Angelo Buono died in Calipatria State Prison on September 21, 2002, and he will not be miss. Kenneth Bianchi is still alive, but at age 73, he will die soon. Hopefully! He is a permanent inmate at Washington State Penitentiary in Walla Walla, Washington, for the Bellingham murders. Before the Hillside murders, in Rochester, New York, there was a series of murders alled the ABC Murders, which he is a suspect, but nothing has been proven. The cases remain unsolved. I don’t think he did these murders, because the MO was totally different. They seemed better organized than Bianchi is capable of. I see Buono as the mastermind as the Hillside murders and Bianchi is a stumbling idiot. The Bellingham murders, which Bianchi was the sole murderer, were easily solved, and they blew the lid off the Hillside Stranglers.

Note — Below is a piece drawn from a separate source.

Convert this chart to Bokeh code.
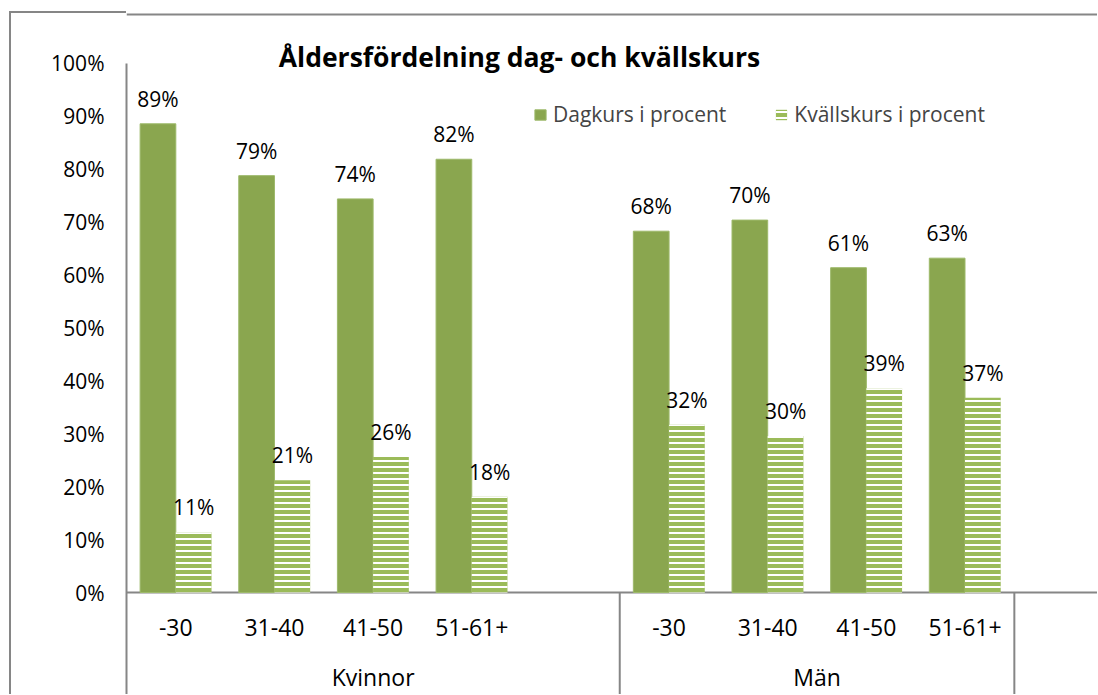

The word in the book is epicene, meaning having characteristics of both sexes. It use in the following sentence: His voice, his manner, so unaggressive, rather epicene, reassured her. This is a scene in which Bianchi, with Buono waiting in the car, gained the trust of a victim, Jane King. The killers found her waiting for a bus, and using Bianchi’s charm, they convinced her to come with them.
The Hillside Stranglers detail the case of real murders. The details shocked me, and I am sure they will also shocked you.